Sul Magazine del Corriere è apparso questo pezz a firma di Giulio Giorello (dal titolo: L’unico filosofo serio è quello superstar, mentre il titolo più indicato era Ohibò!). Tra parentesi quadre i miei commenti meno uno)
“Ohibò! L’Aristotelian Society, «club dei filosofi di Oxford e Cambridge e olimpo del pensiero di lingua inglese», invita uno stimatissimo collega milanese (per altro mio grande amico), i cui «scritti e interventi» sono noti agli specialisti del settore, mentre un tale onore «difficilmente sarebbe potuto toccare, per esempio, a Emanuele Severino» – pensatore evidentemente troppo esposto ai «riflettori» della mondanità! Così Diego Marconi apre un suo articolo apparso qualche settimana fa sul Domenicale del Sole 24 ore dedicato al quesito: «Perché spesso gli studiosi più seri sono poco conosciuti alle masse?» [ma perché dovrebbero essere molto conosciuti alle masse? Ed è un interrogativo serio, questo?], ove si lascia intendere che quelli più noti siano ovviamente meno seri.
Se ritorno alla provocazione di Marconi (filosofo certo serissimo) non è perché Severino abbia bisogno di qualche difesa [però certo che gli attacchi non gli mancano], ma perché questa è una buona occasione per riflettere sulla degenerazione di una certa filosofia, che dietro l’apparente rigorismo cela la sua incapacità di affrontare i problemi della realtà effettuale [“i problemi della” qui è di troppo, ma siamo d’accordo]: si tratta, appunto, della cosiddetta «filosofia analitica». Marconi ricorda che un estremo specialismo «caratterizza l’insieme della cultura scientifica del Novecento, dalla linguistica alla biologia, dalle scienze sociali alla matematica» [e chi ricorda a Marconi che tra i compiti della filosofia c’è anche quello di domandarsi se la filosofia debba prendere a modello la scienza; e che cos’è, questo di Marconi, un argomento storico-ermeneutico, oppure un argomento scientifico-analitico?]. Ma come mai i grandi della scienza, da Albert Einstein a James Watson, da Noam Chomsky a René Thom, si sono rivelati capaci di interagire con qualsiasi tipo di pubblico? [e che ne so?
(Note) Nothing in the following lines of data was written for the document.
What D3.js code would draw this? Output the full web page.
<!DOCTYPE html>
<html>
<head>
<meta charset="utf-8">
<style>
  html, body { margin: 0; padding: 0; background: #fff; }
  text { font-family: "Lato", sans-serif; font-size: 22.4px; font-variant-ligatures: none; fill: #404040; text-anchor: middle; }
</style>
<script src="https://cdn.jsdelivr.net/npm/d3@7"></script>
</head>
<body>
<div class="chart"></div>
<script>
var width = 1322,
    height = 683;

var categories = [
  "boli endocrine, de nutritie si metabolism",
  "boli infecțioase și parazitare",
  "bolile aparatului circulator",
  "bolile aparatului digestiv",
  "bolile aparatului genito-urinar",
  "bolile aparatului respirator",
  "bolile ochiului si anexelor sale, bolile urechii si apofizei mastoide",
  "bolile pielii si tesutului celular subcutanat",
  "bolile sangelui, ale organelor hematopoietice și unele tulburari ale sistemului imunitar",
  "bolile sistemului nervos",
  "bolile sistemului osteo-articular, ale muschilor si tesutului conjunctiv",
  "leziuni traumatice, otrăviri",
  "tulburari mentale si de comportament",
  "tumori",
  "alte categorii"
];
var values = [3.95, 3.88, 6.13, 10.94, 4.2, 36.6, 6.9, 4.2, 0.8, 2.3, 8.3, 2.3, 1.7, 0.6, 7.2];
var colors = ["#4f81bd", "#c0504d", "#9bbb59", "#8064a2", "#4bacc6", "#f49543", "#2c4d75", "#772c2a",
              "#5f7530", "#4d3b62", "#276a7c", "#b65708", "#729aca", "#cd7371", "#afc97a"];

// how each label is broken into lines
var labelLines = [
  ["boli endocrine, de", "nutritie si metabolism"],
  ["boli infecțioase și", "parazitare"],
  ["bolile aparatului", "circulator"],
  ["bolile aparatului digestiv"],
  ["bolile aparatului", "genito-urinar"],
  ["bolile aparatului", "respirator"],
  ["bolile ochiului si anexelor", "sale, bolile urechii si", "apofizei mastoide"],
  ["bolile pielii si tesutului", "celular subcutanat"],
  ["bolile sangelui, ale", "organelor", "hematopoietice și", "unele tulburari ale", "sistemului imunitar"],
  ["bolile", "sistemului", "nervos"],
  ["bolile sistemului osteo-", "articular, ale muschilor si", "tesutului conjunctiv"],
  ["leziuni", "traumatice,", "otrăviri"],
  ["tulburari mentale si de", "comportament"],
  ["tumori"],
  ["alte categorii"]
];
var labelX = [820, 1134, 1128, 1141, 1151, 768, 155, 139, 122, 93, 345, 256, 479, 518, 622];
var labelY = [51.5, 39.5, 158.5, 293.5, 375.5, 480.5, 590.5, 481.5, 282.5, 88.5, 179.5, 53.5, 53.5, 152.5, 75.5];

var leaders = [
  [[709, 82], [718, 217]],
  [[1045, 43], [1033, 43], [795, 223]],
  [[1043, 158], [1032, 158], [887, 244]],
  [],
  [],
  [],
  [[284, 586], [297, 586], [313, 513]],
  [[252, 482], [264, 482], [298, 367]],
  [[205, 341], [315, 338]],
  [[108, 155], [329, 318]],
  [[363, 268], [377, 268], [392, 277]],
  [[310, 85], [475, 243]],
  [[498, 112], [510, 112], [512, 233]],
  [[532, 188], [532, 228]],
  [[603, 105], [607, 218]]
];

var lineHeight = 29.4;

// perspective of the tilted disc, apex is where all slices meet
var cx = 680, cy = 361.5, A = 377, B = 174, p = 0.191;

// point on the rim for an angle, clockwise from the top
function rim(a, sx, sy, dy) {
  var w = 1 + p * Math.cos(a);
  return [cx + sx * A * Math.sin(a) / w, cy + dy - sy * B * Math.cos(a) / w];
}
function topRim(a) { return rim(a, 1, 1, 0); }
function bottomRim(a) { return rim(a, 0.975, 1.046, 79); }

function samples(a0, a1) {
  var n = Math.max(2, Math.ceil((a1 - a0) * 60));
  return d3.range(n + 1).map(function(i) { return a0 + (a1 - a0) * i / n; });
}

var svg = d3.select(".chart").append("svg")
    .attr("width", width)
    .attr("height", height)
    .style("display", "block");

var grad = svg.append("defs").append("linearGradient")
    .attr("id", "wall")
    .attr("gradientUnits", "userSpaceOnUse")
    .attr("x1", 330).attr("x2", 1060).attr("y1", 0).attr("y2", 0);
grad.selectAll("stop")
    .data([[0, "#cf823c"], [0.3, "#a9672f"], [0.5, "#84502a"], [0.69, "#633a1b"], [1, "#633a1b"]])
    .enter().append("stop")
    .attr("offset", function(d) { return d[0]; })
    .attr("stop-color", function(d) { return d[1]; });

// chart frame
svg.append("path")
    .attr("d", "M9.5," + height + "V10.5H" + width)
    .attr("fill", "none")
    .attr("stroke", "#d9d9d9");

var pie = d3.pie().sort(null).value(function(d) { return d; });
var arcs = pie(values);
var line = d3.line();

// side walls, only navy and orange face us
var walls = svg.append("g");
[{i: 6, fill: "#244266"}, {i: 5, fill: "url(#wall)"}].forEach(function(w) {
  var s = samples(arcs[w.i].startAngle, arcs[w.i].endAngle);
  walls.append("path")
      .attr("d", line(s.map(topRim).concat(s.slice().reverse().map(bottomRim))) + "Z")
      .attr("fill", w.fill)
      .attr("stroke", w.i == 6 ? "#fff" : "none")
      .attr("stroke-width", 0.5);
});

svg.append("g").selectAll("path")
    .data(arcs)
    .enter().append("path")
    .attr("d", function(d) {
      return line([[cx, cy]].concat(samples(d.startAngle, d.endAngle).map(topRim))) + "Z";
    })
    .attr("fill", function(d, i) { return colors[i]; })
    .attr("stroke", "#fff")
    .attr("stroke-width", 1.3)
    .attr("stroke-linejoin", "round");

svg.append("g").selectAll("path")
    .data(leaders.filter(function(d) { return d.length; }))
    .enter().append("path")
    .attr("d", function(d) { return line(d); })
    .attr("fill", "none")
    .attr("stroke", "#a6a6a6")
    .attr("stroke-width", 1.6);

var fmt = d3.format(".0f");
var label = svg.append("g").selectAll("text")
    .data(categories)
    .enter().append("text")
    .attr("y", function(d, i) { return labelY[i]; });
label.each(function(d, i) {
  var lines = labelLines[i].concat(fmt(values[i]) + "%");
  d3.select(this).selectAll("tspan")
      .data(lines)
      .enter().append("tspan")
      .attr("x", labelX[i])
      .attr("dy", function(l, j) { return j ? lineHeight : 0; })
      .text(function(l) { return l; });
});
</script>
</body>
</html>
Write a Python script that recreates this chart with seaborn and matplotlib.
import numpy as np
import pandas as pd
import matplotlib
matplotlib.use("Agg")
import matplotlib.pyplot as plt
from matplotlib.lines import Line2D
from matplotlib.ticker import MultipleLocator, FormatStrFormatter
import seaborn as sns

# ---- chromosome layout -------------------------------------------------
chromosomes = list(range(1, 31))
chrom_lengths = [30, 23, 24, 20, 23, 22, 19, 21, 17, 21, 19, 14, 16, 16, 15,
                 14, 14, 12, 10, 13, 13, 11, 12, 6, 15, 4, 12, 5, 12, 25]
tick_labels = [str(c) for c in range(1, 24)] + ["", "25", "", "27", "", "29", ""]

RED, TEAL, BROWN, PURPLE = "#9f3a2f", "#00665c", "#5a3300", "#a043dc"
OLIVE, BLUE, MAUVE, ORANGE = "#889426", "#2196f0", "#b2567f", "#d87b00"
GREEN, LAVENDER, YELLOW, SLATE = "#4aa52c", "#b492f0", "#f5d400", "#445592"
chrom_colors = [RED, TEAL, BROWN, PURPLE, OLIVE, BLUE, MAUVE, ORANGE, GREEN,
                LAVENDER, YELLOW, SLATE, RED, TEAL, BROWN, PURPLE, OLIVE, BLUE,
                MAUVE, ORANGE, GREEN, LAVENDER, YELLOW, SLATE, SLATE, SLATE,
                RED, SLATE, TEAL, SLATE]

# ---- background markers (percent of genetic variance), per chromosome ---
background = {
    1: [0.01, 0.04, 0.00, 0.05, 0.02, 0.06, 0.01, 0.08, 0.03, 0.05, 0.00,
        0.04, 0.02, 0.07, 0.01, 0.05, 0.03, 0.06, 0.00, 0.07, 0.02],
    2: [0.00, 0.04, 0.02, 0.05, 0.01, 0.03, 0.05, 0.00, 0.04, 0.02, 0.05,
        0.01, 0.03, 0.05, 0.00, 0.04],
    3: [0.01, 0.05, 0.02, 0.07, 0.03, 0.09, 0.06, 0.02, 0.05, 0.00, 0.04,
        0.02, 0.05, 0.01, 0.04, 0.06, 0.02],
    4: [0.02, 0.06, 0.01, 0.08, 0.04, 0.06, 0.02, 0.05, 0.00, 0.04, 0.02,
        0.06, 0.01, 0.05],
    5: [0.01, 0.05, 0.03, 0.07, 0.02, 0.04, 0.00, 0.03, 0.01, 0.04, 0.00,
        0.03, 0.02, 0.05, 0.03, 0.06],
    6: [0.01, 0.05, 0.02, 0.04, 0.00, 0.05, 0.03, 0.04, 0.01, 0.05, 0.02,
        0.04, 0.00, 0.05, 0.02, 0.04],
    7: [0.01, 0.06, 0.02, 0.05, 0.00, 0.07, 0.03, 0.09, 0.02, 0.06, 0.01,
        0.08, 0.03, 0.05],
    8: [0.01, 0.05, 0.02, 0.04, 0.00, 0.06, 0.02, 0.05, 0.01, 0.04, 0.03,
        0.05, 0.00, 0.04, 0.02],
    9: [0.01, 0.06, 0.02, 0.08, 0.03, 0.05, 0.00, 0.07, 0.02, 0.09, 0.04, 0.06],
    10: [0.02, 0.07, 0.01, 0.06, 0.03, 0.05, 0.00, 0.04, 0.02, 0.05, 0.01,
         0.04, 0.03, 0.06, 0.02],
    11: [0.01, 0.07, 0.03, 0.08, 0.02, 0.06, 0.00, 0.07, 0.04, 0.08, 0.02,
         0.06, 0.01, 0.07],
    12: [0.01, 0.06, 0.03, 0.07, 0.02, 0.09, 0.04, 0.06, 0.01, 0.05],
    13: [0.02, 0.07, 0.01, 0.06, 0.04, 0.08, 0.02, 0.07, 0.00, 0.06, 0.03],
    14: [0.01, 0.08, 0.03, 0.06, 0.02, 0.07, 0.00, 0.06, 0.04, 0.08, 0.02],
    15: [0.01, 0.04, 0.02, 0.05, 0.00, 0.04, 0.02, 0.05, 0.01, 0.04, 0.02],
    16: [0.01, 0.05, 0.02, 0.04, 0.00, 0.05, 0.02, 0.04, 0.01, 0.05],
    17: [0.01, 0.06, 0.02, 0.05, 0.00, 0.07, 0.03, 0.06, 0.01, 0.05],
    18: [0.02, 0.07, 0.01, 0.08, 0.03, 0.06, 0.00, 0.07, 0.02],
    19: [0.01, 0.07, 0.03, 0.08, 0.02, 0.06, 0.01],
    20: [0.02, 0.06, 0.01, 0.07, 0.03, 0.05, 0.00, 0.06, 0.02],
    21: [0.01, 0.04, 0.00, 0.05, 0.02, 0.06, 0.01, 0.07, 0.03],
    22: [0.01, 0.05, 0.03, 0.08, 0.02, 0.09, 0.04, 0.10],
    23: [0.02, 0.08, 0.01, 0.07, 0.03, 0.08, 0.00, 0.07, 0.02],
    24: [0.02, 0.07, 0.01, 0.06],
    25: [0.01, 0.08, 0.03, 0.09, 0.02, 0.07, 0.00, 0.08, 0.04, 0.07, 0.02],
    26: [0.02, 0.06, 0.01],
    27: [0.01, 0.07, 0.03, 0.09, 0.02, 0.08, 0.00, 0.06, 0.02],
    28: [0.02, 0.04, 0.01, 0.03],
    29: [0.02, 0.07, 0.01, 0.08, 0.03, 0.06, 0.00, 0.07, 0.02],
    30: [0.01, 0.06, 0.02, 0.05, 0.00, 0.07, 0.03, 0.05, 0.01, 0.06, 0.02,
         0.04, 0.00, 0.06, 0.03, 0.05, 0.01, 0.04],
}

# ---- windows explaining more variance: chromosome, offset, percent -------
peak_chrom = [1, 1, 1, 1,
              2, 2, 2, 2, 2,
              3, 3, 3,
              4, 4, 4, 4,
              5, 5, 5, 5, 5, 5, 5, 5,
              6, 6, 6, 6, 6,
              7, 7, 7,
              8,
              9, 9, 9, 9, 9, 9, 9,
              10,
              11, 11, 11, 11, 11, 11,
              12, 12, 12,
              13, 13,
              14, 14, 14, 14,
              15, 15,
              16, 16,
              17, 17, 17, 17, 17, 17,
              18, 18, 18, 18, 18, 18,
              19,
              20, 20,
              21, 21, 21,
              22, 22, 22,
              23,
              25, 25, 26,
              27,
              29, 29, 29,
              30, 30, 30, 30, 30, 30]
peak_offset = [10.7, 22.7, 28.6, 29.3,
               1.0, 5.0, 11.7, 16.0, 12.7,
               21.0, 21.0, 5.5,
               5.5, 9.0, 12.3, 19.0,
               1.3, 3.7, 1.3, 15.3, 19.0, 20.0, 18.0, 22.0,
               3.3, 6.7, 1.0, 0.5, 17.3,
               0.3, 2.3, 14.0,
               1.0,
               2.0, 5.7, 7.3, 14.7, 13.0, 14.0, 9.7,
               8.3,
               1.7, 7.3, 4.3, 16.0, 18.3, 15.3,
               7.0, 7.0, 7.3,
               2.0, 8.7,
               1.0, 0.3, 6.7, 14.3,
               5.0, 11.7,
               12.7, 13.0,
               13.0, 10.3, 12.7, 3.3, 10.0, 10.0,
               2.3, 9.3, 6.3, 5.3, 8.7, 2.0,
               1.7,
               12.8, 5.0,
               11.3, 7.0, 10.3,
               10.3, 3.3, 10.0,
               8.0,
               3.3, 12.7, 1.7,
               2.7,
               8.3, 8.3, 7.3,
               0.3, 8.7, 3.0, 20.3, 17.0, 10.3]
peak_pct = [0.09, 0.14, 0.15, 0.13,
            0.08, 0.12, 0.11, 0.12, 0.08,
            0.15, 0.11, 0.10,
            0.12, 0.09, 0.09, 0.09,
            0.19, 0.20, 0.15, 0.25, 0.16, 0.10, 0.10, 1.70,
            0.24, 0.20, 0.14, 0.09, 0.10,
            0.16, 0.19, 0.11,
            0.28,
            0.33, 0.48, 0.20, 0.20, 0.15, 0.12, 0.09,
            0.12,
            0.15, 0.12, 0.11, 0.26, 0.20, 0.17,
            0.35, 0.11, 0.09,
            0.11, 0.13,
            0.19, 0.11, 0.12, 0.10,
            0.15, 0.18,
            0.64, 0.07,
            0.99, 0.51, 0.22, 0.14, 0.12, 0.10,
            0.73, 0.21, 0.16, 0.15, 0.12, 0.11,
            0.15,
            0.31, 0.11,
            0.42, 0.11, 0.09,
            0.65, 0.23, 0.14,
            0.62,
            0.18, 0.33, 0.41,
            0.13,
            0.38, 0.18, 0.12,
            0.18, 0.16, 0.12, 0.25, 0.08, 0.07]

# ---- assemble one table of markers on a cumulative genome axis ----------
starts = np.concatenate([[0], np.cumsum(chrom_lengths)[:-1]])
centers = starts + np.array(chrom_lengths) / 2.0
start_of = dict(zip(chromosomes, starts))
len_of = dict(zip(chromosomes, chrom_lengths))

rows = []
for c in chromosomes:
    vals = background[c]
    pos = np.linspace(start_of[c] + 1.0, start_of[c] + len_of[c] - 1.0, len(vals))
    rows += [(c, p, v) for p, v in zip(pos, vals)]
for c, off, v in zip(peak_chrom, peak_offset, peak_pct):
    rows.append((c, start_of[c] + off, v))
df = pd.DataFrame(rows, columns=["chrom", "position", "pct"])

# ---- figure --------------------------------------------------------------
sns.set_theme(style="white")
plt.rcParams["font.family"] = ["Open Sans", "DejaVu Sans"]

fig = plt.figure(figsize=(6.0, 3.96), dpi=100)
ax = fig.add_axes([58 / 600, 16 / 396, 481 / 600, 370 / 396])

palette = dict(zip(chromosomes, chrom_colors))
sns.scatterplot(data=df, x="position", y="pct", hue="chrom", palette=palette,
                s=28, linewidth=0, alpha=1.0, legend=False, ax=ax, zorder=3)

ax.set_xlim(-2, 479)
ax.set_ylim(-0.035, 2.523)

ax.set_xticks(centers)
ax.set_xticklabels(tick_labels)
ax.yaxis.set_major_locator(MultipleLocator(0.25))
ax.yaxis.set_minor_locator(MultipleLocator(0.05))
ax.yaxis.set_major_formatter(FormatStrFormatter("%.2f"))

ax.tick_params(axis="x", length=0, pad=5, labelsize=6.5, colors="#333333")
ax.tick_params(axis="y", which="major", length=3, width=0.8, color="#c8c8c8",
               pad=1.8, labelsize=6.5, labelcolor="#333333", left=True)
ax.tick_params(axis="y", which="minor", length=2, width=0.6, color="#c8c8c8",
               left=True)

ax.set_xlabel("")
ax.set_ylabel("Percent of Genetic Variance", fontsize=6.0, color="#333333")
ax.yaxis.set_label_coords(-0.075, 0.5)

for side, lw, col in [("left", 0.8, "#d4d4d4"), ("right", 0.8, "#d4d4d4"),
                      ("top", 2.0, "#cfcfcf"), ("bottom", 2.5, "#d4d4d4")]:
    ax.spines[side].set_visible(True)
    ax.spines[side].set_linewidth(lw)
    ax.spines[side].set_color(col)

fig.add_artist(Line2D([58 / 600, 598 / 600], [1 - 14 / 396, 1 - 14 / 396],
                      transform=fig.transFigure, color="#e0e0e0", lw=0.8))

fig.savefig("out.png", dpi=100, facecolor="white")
Ma è importante?] Forse perché il loro tecnicismo era davvero dettato dalla complessità delle questioni affrontate, e non dall’esigenza di legittimare uno stile o una scuola di pensiero [ah, vedi: non si trattava solo della grandezza degli scienziati e del loro rapporto con il pubblico!].
Come ha dichiarato a Maria Latella Vittorio Foa, «le parole sono un impegno», e il lavoro su di esse ha un valore civile, oltre che intellettuale [io direi che il cerchio di ciò che qui Giorello chiama intellettuale è più piccolo del cerchio di ciò che la filosofia chiama pensiero, e che l’impegno può essere anche, oltre che intellettuale, teologico, oppure artistico, o, horribile dictu, ontologico]. Lo aveva capito un filosofo come Karl Popper [Giorello non so, io avrei inserito un ‘persino’], che paragonava gli «analitici» a quelle persone che passano le ore a pulirsi gli occhiali, dimenticandosi di usarli per guardare qualcosa [che se gli occhiali fossero ‘la cosa del pensiero’, non vi sarebbe nulla di male: il fatto è che la cosa gli resta oltre gli occhiali e la punta del naso, e allora ha ragione Sir Karl].
Sir Karl non era un filosofo da club, e l’unica Società che gli sarebbe piaciuto frequentare era quella degli uomini liberi [questa non c’entra nulla, ma a Giorello piaceva così]”.